The following keys are supported by EasyBuild:

name: software name(s) provided by the module
version: software version(s) provided by the module
prefix: installation prefix of the software provided by the module

For instance, the external module version loaded by the dependency cray-fftw can be specified as follows:

[cray-fftw]
name = FFTW
prefix = FFTW_DIR/..
version = 3.3.8.10

This will then ensure that EasyBuild knows the equivalent EasyBuild name(s), version(s) and root of the software installation for use in easyblocks. It will also create the corresponding $EBROOT* and $EBVERSION* environment variables in the build environment after loading the external module so that the module resembles more a regular EasyBuild-generated module and so that these environment variables can be used, e.g., in options to configure or cmake.
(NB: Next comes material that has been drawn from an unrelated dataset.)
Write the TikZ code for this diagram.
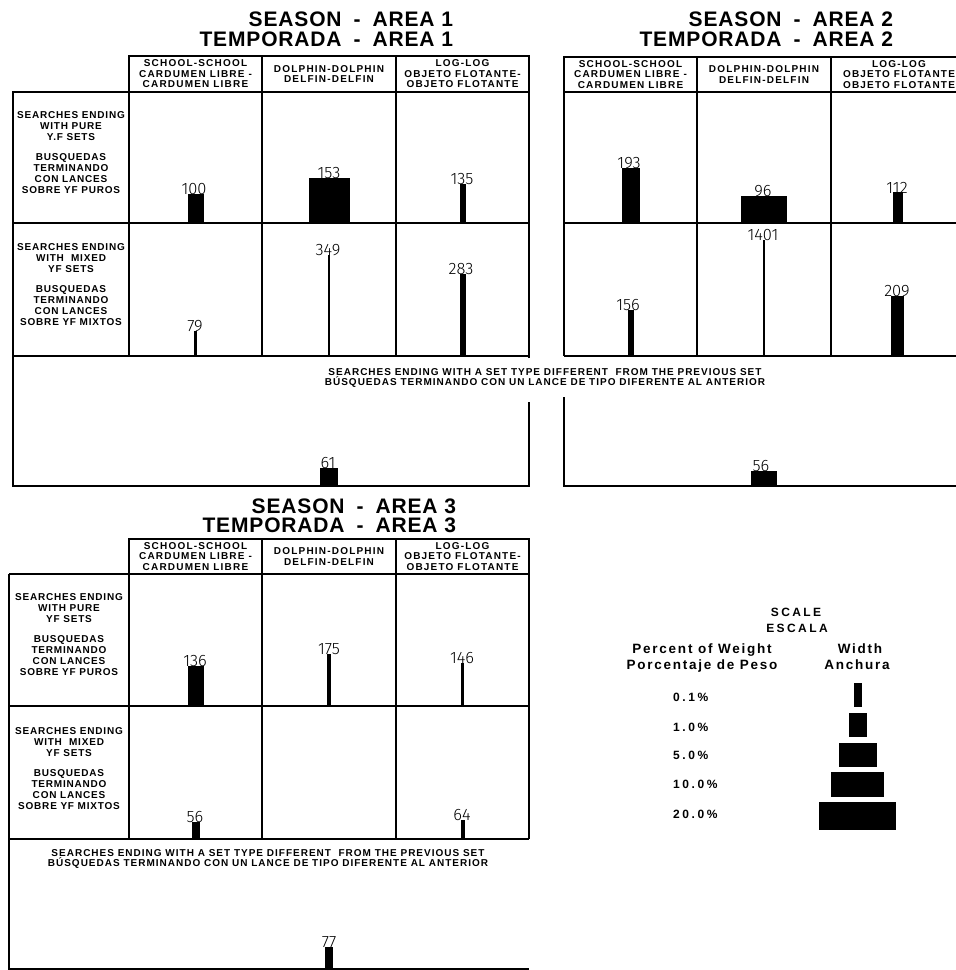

EasyBuild also includes a default metadata file that will be used, but that one can be very much out-of-date. And if no information for a particular module is present in the metadata files, EasyBuild will even try to extract the information out of certain environment variables that are used by several Cray PE modules.

On LUMI, users in generally don't need to be too concerned about the metadata file as the EasyBuild-user and other EasyBuild configuration modules take care of pointing to the right metadata file, which is specific for each version of the Cray PE and hence each version of the LUMI software stack.

Software-specific easyblocks¶

EasyBuild comes with a lot of software-specific easyblocks. These have only been tested with the common toolchains in the automated EasyBuild test procedures. As a result, many of those easyblocks will fail with the Cray toolchains (and with many other custom toolchains). A common problem is that they don't recongnise the compilers as they test for the presence of certain modules and hence simply stop with an error message that the compiler is not recognised, but there may also be more subtle problems, like explicitly checking for the name of a dependency rather than for the presence of the corresponding EBROOT and EBVERSION environment variables through the EasyBuild API. Hence it may fail to recognise external modules that have a different name than the name that EasyBuild uses for the package.

For this reason we (and CSCS) tend to use the generic easyblocks more often, specifying configuration and build options by hand in the corresponding easyconfig parameters rather than relying on the logic in an easyblock to set the parameter for us based on the dependencies that are present. In some cases, the easyblocks are adapted, but this poses a maintenance problem. Contributing the modified easyblock back to the EasyBuild community is no guarantee that it remains compatible as the Cray-specific code cannot currently be tested in the automated test procedures due to lack of access to the Cray PE and lack of suitable easyconfig files to do the tests. However, keeping the code in our own repositories is no full solution either as the easyblock may need maintenance when a new version of EasyBuild with an updated easyblock appears.

Other LUMI-specific EasyBuild settings¶

On LUMI, we do use a slightly customised version of the flat naming scheme but that is mostly because we are not interested in the categorisation of modules in module classes as this categorisation is too arbitrary. There are simply too many modules that could be put in multiple classes, something which is currently not supported. We decided to remove that level altogether from the module directory tree.